The annual construction market for newbuild floating production systems (FPSOs, FPSSs, spars, and TLPs) bottomed out in 2010 at about $6 billion but is now set to grow strongly with 2012-16 capex on 134 installations to total $68 billion – and there is more to come, Douglas-Westwood says.

"Our databases already show a further 200 installation prospects beyond 2016, illustrating the huge opportunity for both re-deployments and newbuild units."

Vessel utilization remains an important issue and Douglas-Westwood is tracking 19 vessels that are presently without contract. However, overall FPS utilization is at 93% which remains little changed over the past nine months, they say.

Subsea opportunities

The forecast sees opportunity for subsea equipment, with some 4,000 subsea wells completed to date and the drive into deeper waters expected to greatly increase numbers.

"Together with the associated flowlines, control lines, templates, and manifolds, these create a business opportunity for hardware suppliers probably exceeding $150 billion over the next five years," the report says. "Also, considerable numbers of additional vessels will be required to install, inspect and maintain all this subsea hardware, and $20 billion will need to be spent in subsea inspection repair and maintenance."

Furthermore, new technologies such as subsea processing are emerging into commercial reality – E&P companies are likely to spend $2.6 billion on subsea processing hardware, they report.

"Equipment contractors have seen backlogs building again throughout 2011, and toward the end of the year it was interesting to note that one of the major subsea vendors was reporting in its 3Q update that engineering resource/capacity was an operational issue.

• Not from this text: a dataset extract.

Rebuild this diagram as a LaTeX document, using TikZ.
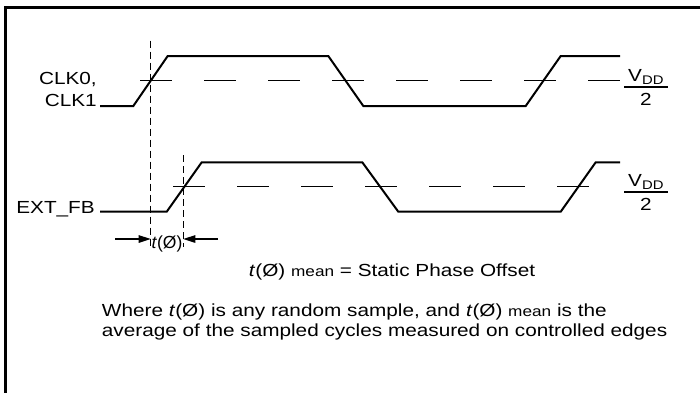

Capacity constraints in this industry are fundamentally related to people – the industry has addressed many of the ‘hardware'-related issues in the last up-cycle but the availability of skilled and experienced engineers and project managers is not a problem that can be solved overnight."

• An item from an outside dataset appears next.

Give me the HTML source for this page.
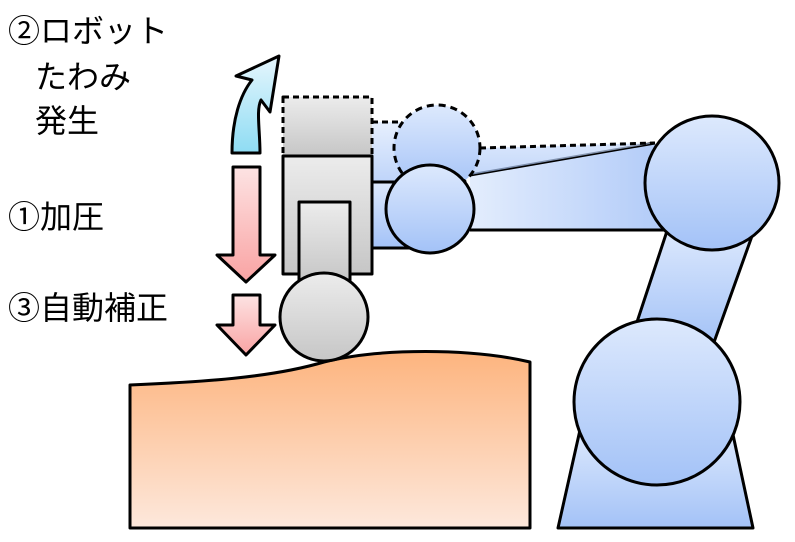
<!DOCTYPE html>
<html><head><meta charset="utf-8"><style>
html,body{margin:0;padding:0;background:#fff;}
svg{display:block;}
text{font-family:"Liberation Sans","Noto Sans CJK JP",sans-serif;font-size:32px;fill:#000;}
</style></head><body>
<svg width="795" height="542" viewBox="0 0 795 542" xmlns="http://www.w3.org/2000/svg">
<defs>
<linearGradient id="bl" x1="0" y1="0" x2="0" y2="1"><stop offset="0" stop-color="#dde9fd"/><stop offset="1" stop-color="#a3c2f7"/></linearGradient>
<linearGradient id="blh" x1="0" y1="0" x2="1" y2="0"><stop offset="0" stop-color="#e3edfd"/><stop offset="1" stop-color="#b0caf8"/></linearGradient>
<linearGradient id="gr" x1="0" y1="0" x2="0" y2="1"><stop offset="0" stop-color="#ececec"/><stop offset="1" stop-color="#c6c6c6"/></linearGradient>
<linearGradient id="or" x1="0" y1="0" x2="0" y2="1"><stop offset="0" stop-color="#fdb47e"/><stop offset="1" stop-color="#fde8dc"/></linearGradient>
<linearGradient id="rd" x1="0" y1="0" x2="0" y2="1"><stop offset="0" stop-color="#fde3e3"/><stop offset="1" stop-color="#f9a3a3"/></linearGradient>
<linearGradient id="cy" x1="0" y1="0" x2="0" y2="1"><stop offset="0" stop-color="#e6f6fd"/><stop offset="1" stop-color="#8edcf3"/></linearGradient>
</defs>
<g stroke="#000" stroke-width="3" stroke-linejoin="round">
<!-- base -->
<polygon points="558,528 753,528 732,430 580,430" fill="url(#bl)"/>
<!-- lower arm link -->
<polygon points="668,228 752,236 713,345 636,325" fill="url(#bl)"/>
<circle cx="657" cy="402" r="83" fill="url(#bl)"/>
<!-- main arm -->
<polygon points="470,175 655,143 670,230 470,230" fill="url(#blh)" stroke="none"/>
<line x1="470" y1="175" x2="655" y2="143"/>
<line x1="470" y1="230" x2="670" y2="230"/>
<!-- dashed upper arm -->
<polygon points="372,122 400,122 430,150 480,148 655,143 470,175 372,182" fill="url(#bl)" stroke="none" opacity="0.7"/>
<polyline points="372,122 400,122" fill="none" stroke-dasharray="6,4"/>
<polyline points="480,148 655,143" fill="none" stroke-dasharray="6,4"/>
<circle cx="437" cy="148" r="43" fill="url(#bl)" stroke-dasharray="7,5"/>
<circle cx="712" cy="183" r="67" fill="url(#bl)"/>
<!-- wrist -->
<rect x="372" y="182" width="50" height="66" fill="url(#bl)"/>
<circle cx="430" cy="209" r="44" fill="url(#bl)"/>
<!-- workpiece -->
<path d="M130,385 C200,382 270,378 324,362 C380,348 470,348 530,362 L530,528 L130,528 Z" fill="url(#or)"/>
<!-- gripper -->
<rect x="283" y="97" width="89" height="59" fill="url(#gr)" stroke-dasharray="6,4"/>
<rect x="283" y="156" width="89" height="118" fill="url(#gr)"/>
<rect x="299" y="202" width="51" height="80" fill="url(#gr)"/>
<circle cx="324" cy="317" r="44" fill="url(#gr)"/>
<!-- arrows -->
<path d="M232,153 C232,120 240,95 252,80 L236,76 L279,56 L270,112 L261,100 C256,110 260,130 260,153 Z" fill="url(#cy)"/>
<polygon points="233,167 260,167 260,255 275,255 246,282 217,255 233,255" fill="url(#rd)"/>
<polygon points="233,295 260,295 260,325 275,325 246,355 217,325 233,325" fill="url(#rd)"/>
</g>
<text x="8" y="42">②ロボット</text>
<text x="35" y="88">たわみ</text>
<text x="35" y="132">発生</text>
<text x="8" y="228">①加圧</text>
<text x="8" y="319">③自動補正</text>
</svg>
</body></html>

The firm's recent "North Sea Offshore Decommissioning Market Report" shows that across the North Sea region more than 478 offshore platforms and 7,888 wells will require decommissioning in the period to 2041. This involves the removal of some 4 million tons of steel and other materials. In addition, it is anticipated that several hundred subsea wells will need to be plugged and abandoned; and manifolds, flowlines, pipelines, and umbilicals to be emptied of hydrocarbons before being disposed of onshore.

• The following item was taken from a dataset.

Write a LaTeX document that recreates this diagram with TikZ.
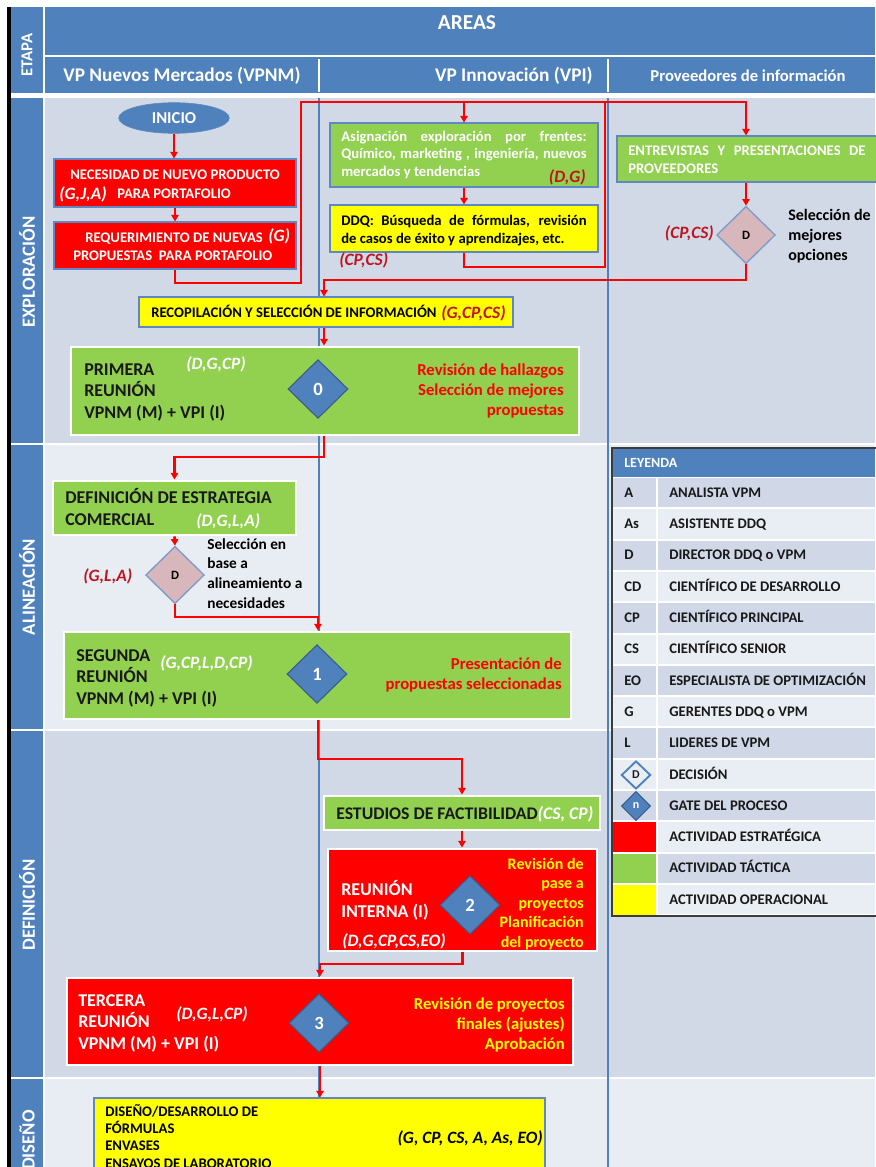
\documentclass[tikz,border=0pt]{standalone}
\usepackage{fontspec}
\setmainfont{Carlito}
\usetikzlibrary{shapes.geometric,fit,arrows.meta}
\definecolor{hblue}{RGB}{79,129,189}
\definecolor{bgA}{RGB}{210,217,230}
\definecolor{bgB}{RGB}{232,236,243}
\definecolor{cred}{RGB}{255,0,0}
\definecolor{cgreen}{RGB}{146,208,80}
\definecolor{cyellow}{RGB}{255,255,0}
\definecolor{dred}{RGB}{192,20,30}
\definecolor{bxblue}{RGB}{95,135,195}
\definecolor{dpink}{RGB}{215,182,188}
\definecolor{dborder}{RGB}{125,155,200}
\definecolor{gborder}{RGB}{56,93,138}
\definecolor{txtdark}{RGB}{25,25,25}
\definecolor{lgA}{RGB}{208,216,232}
\definecolor{lgB}{RGB}{233,237,244}
\definecolor{lgborder}{RGB}{60,60,60}
\definecolor{lane}{RGB}{79,129,189}
\newcommand{\fz}[2]{\fontsize{#1}{#2}\selectfont}
\tikzset{
  every node/.style={inner sep=0pt},
  box/.style={draw=bxblue, line width=0.8pt, inner sep=0pt},
  wbox/.style={draw=white, line width=2.2pt, inner sep=0pt},
  flow/.style={draw=cred, line width=2pt},
  arr/.style={flow, -{Triangle[length=5pt,width=5.5pt]}},
  gate/.style={diamond, fill=hblue, draw=gborder, line width=0.8pt, minimum width=45pt, minimum height=44pt, inner sep=0pt, text=white, font=\fz{14}{16}\bfseries},
  dec/.style={diamond, fill=dpink, draw=dborder, line width=1pt, minimum width=44pt, minimum height=43pt, inner sep=0pt, text=black, font=\fz{9.5}{11}\bfseries},
  sm/.style={font=\fz{11}{13}\bfseries},
  ital/.style={font=\fz{13}{15}\bfseries\itshape},
  big/.style={font=\fz{13.5}{16}\bfseries},
  stage/.style={rotate=90, text=white, font=\fz{14}{16}\bfseries}
}
\begin{document}
\begin{tikzpicture}[x=0.75pt,y=-0.75pt]
\useasboundingbox (0,0) rectangle (875,1167);
\fill[white] (0,0) rectangle (875,1167);
% header
\fill[black] (7,7) rectangle (11,1167);
\fill[hblue] (11,7) rectangle (875,93);
\draw[white, line width=1.5pt] (44,7) -- (44,93);
\draw[white, line width=1.5pt] (44,56) -- (875,56);
\draw[white, line width=1pt] (319,59) -- (319,92);
\draw[white, line width=1pt] (608,59) -- (608,92);
\node[rotate=90, text=white, font=\fz{12.5}{14}\bfseries] (hEtapa) at (27,55) {ETAPA};
\node[text=white, font=\fz{16}{18}\bfseries] (hAreas) at (467,23) {AREAS};
\node[text=white, font=\fz{14.5}{16}\bfseries] (hVPNM) at (182,76) {VP Nuevos Mercados (VPNM)};
\node[text=white, font=\fz{14.5}{16}\bfseries, anchor=east] (hVPI) at (593,76) {VP Innovación (VPI)};
\node[text=white, font=\fz{12.5}{14}\bfseries] (hProv) at (748,76) {Proveedores de información};
% stage backgrounds
\fill[hblue] (11,98) rectangle (43,443);
\fill[hblue] (11,445) rectangle (43,729);
\fill[hblue] (11,731) rectangle (43,1077);
\fill[hblue] (11,1079) rectangle (43,1167);
\fill[bgA] (45,98) rectangle (875,443);
\fill[bgB] (45,445) rectangle (875,729);
\fill[bgA] (45,731) rectangle (875,1077);
\fill[bgB] (45,1079) rectangle (875,1167);
\node[stage] (sExp) at (27,272) {EXPLORACIÓN};
\node[stage] (sAli) at (27,587) {ALINEACIÓN};
\node[stage] (sDef) at (27,905) {DEFINICIÓN};
\node[stage] (sDis) at (27,1140) {DISEÑO};
% lanes
\draw[lane, line width=1.6pt] (319,98) -- (319,1167);
\draw[lane, line width=1.6pt] (608,98) -- (608,1167);

% ---- Exploracion
\node[ellipse, fill=hblue, draw=bxblue, minimum width=83pt, minimum height=23pt, text=white, font=\fz{12.5}{14}\bfseries] (inicio) at (174,118) {INICIO};
\node[fit={(54,159)(296,207)}, box, fill=cred] (nec) {};
\node[sm, anchor=base west, text=white] (necT1) at (70,179) {NECESIDAD DE NUEVO PRODUCTO};
\node[ital, anchor=base west, text=white] (necT2) at (59,199) {(G,J,A)};
\node[sm, anchor=base west, text=white] (necT3) at (117,198) {PARA PORTAFOLIO};
\node[fit={(54,222)(296,269)}, box, fill=cred] (req) {};
\node[sm, anchor=base west, text=white] (reqT1) at (85,242) {REQUERIMIENTO DE NUEVAS};
\node[ital, anchor=base west, text=white] (reqT2) at (268,241) {(G)};
\node[sm, anchor=base west, text=white] (reqT3) at (73,260) {PROPUESTAS\ \ PARA PORTAFOLIO};

\node[fit={(330,123)(598,187)}, box, fill=cgreen] (asg) {};
\node[anchor=base west, align=left, text=white, font=\fz{11}{12.8}\bfseries] (asgT) at (341,176)
  {\makebox[184pt][s]{Asignación exploración por frentes:}\\\makebox[184pt][s]{Químico, marketing , ingeniería, nuevos}\\mercados y tendencias};
\node[ital, anchor=base east, text=dred] (asgL) at (586,182) {(D,G)};
\node[fit={(330,205)(598,252)}, box, fill=cyellow] (ddq) {};
\node[anchor=base west, align=left, text=black, font=\fz{11}{13.5}\bfseries] (ddqT) at (341,243)
  {\makebox[184pt][s]{DDQ: Búsqueda de fórmulas, revisión}\\de casos de éxito y aprendizajes, etc.};
\node[ital, anchor=base west, text=dred] (ddqL) at (339,265) {(CP,CS)};

\node[fit={(617,136)(880,182)}, box, fill=cgreen] (ent) {};
\node[anchor=base west, align=left, text=white, font=\fz{11}{13.5}\bfseries] (entT) at (628,173)
  {\makebox[178pt][s]{ENTREVISTAS Y PRESENTACIONES DE}\\PROVEEDORES};
\node[dec] (decA) at (746,235) {D};
\node[ital, anchor=base east, text=dred] (decAL) at (714,238) {(CP,CS)};
\node[anchor=base west, align=left, text=black, font=\fz{12}{15}\bfseries] (decAT) at (788,260) {Selección de\\mejores\\opciones};

\node[fit={(139,297)(513,327)}, box, fill=cyellow] (reco) {};
\node[sm, anchor=base west, text=black] (recoT) at (151,317) {RECOPILACIÓN Y SELECCIÓN DE INFORMACIÓN};
\node[ital, anchor=base west, text=dred] (recoL) at (441,318) {(G,CP,CS)};

\node[fit={(71,347)(579,435)}, wbox, fill=cgreen] (prim) {};
\node[big, anchor=base west, align=left, text=txtdark] (primT) at (84,418) {PRIMERA\\REUNIÓN\\VPNM (M) + VPI (I)};
\node[ital, anchor=base west, text=white] (primL) at (186,369) {(D,G,CP)};
\node[gate] (g0) at (318,389) {0};
\node[anchor=base east, align=right, text=cred, font=\fz{12.5}{15}\bfseries] (primR) at (564,415) {Revisión de hallazgos\\Selección de mejores\\propuestas};

% ---- Alineacion
\node[fit={(53,481)(296,535)}, wbox, fill=cgreen] (defi) {};
\node[anchor=base west, align=left, text=txtdark, font=\fz{13.5}{16.5}\bfseries] (defiT) at (65,525) {DEFINICIÓN DE ESTRATEGIA\\COMERCIAL};
\node[ital, anchor=base west, text=white] (defiL) at (196,526) {(D,G,L,A)};
\node[dec] (decB) at (175,575) {D};
\node[ital, anchor=base west, text=dred] (decBL) at (83,581) {(G,L,A)};
\node[anchor=base west, align=left, text=black, font=\fz{11.5}{14.7}\bfseries] (decBT) at (207,608) {Selección en\\base a\\alineamiento a\\necesidades};

\node[fit={(64,632)(571,719)}, wbox, fill=cgreen] (seg) {};
\node[anchor=base west, align=left, text=txtdark, font=\fz{13.5}{15.8}\bfseries] (segT) at (76,704) {SEGUNDA\\REUNIÓN\\VPNM (M) + VPI (I)};
\node[ital, anchor=base west, text=white] (segL) at (160,668) {(G,CP,L,D,CP)};
\node[gate] (g1) at (317,674) {1};
\node[anchor=base east, align=right, text=cred, font=\fz{12.5}{15}\bfseries] (segR) at (562,689) {Presentación de\\propuestas seleccionadas};

% ---- Definicion
\node[fit={(324,796)(600,830)}, wbox, fill=cgreen] (est) {};
\node[anchor=base west, text=txtdark, font=\fz{13.3}{15}\bfseries] (estT) at (336,819) {ESTUDIOS DE FACTIBILIDAD\textcolor{white}{\itshape(CS, CP)}};
\node[fit={(328,849)(597,951)}, wbox, fill=cred] (rin) {};
\node[anchor=base west, align=left, text=white, font=\fz{13.5}{16.5}\bfseries] (rinT) at (341,917) {REUNIÓN\\INTERNA (I)};
\node[ital, anchor=base west, text=white] (rinL) at (342,946) {(D,G,CP,CS,EO)};
\node[gate] (g2) at (470,905) {2};
\node[anchor=base east, align=right, text=cyellow, font=\fz{12}{14.6}\bfseries] (rinR) at (584,947) {Revisión de\\pase a\\proyectos\\Planificación\\del proyecto};

\node[fit={(67,978)(573,1065)}, wbox, fill=cred] (ter) {};
\node[anchor=base west, align=left, text=white, font=\fz{13.5}{15.8}\bfseries] (terT) at (78,1049) {TERCERA\\REUNIÓN\\VPNM (M) + VPI (I)};
\node[ital, anchor=base west, text=white] (terL) at (176,1019) {(D,G,L,CP)};
\node[gate] (g3) at (319,1023) {3};
\node[anchor=base east, align=right, text=cyellow, font=\fz{12.5}{15}\bfseries] (terR) at (565,1049) {Revisión de proyectos\\finales (ajustes)\\Aprobación};

% ---- Diseno
\node[fit={(94,1098)(545,1195)}, box, fill=cyellow] (dis) {};
\node[anchor=base west, align=left, text=black, font=\fz{11}{12.8}\bfseries] (disT) at (105,1168) {DISEÑO/DESARROLLO DE\\FÓRMULAS\\ENVASES\\ENSAYOS DE LABORATORIO};
\node[ital, anchor=base east, text=black] (disL) at (543,1143) {(G, CP, CS, A, As, EO)};

% ---- connectors
\coordinate (j1) at (301,283);
\coordinate (tl) at (301,102);
\coordinate (j2) at (605,267);
\coordinate (j3) at (324,280);
\coordinate (j4) at (324,457);
\coordinate (j5) at (318,617);
\coordinate (j6) at (318,759);
\coordinate (j7) at (320,964);
\draw[arr] (inicio.south) -- (inicio.south |- nec.north);
\draw[arr] (nec.south) -- (req.north);
\draw[arr] (req.south) |- (j1) -- (tl) -| (decA.north |- ent.north);
\draw[arr] (tl -| asg.north) -- (asg.north);
\draw[arr] (asg.south) -- (ddq.north);
\draw[flow] (ddq.south) |- (j2) -- (j2 |- tl);
\draw[arr] (decA.north |- ent.south) -- (decA.north);
\draw[arr] (decA.south) |- (j3) -- (j3 |- reco.north);
\draw[arr] (j3 |- reco.south) -- (j3 |- prim.north);
\draw[arr] (j4 |- prim.south) -- (j4) -| (defi.north);
\draw[arr] (defi.south) -- (decB.north);
\draw[arr] (decB.south) |- (j5) -- (j5 |- seg.north);
\draw[arr] (j6 |- seg.south) -- (j6) -| (est.north);
\draw[arr] (est.south) -- (est.south |- rin.north);
\draw[arr] (rin.south) |- (j7) -- (j7 |- ter.north);
\draw[arr] (j7 |- ter.south) -- (j7 |- dis.north);

% ---- legend
\fill[white] (612,448) rectangle (875,916);
\fill[hblue] (613,449) rectangle (875,477);
\node[anchor=base west, text=white, font=\fz{10.5}{12}\bfseries] (lgH) at (624,467) {LEYENDA};
\foreach \k/\c/\d in {0/A/ANALISTA VPM,1/As/ASISTENTE DDQ,2/D/DIRECTOR DDQ o VPM,3/CD/CIENTÍFICO DE DESARROLLO,4/CP/CIENTÍFICO PRINCIPAL,5/CS/CIENTÍFICO SENIOR,6/EO/ESPECIALISTA DE OPTIMIZACIÓN,7/G/GERENTES DDQ o VPM,8/L/LIDERES DE VPM,9//DECISIÓN,10//GATE DEL PROCESO,11//ACTIVIDAD ESTRATÉGICA,12//ACTIVIDAD TÁCTICA,13//ACTIVIDAD OPERACIONAL}{
  \pgfmathsetmacro\ya{477+31.3*\k}
  \pgfmathsetmacro\yd{\ya+15.6+4.7}
  \ifodd\k\relax\def\rc{lgB}\else\def\rc{lgA}\fi
  \fill[\rc] (613,\ya+1) rectangle (656,\ya+30.3);
  \fill[\rc] (658,\ya+1) rectangle (875,\ya+30.3);
  \node[anchor=base west, text=txtdark, font=\fz{11}{13}\bfseries] (lc\k) at (624,\yd) {\c};
  \node[anchor=base west, text=txtdark, font=\fz{11}{13}\bfseries] (ld\k) at (669,\yd) {\d};
}
\fill[cred] (612.5,822.3) rectangle (656,851.6);
\fill[cgreen] (612.5,853.6) rectangle (656,882.9);
\fill[cyellow] (612.5,884.9) rectangle (656,915.5);
\node[diamond, draw=hblue, line width=1.4pt, fill=lgB, minimum width=22pt, minimum height=21pt, text=txtdark, font=\fz{9}{10}\bfseries] (lgDec) at (636,775) {D};
\node[diamond, fill=hblue, draw=gborder, line width=0.8pt, minimum width=22pt, minimum height=22pt, text=white, font=\fz{9}{10}\bfseries] (lgGate) at (636,806) {n};
\draw[lgborder, line width=1pt] (612,448) rectangle (880,916);
\end{tikzpicture}
\end{document}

This is without a doubt a major opportunity for vessel operators, well service companies, and dedicated yards. The next 30 years will see enormous demand for the services of such supply chain players, which will generate a large number of much-needed jobs in Denmark, the Netherlands, Norway, Ireland, and the UK, the report notes.

"Our lowest cost estimate for this decommissioning of $65 billion assumes a step change in offshore lifting technology and the development of Super Heavy Lift Vessels (SLVs) that are capable of lifting upwards of 15,000 tons," the report says. "Using existing methodology of offshore deconstruction and smaller lift vessels would result in a higher cost, some $76 billion."

E&P upcycle

"We are now well into the next E&P up-cycle and shortages of major exploration and construction assets, specialized hardware manufacturing capacity, and skilled human resources are continuing to push prices higher, almost a repeat of the effects of the last oil price boom," says Douglas-Westwood. "Offshore contracting, manufacturing, and services companies are seeing a surge of new business and could again financially out-perform their E&P company client base…"

So what could go wrong? "It is external factors that impact on oil and gas consumption and consequently the whole E&P sector and its supply chain," the analysts observe. "However, unless we have complete financial meltdown in Europe, 2012 should be another great year for the offshore contracting industry."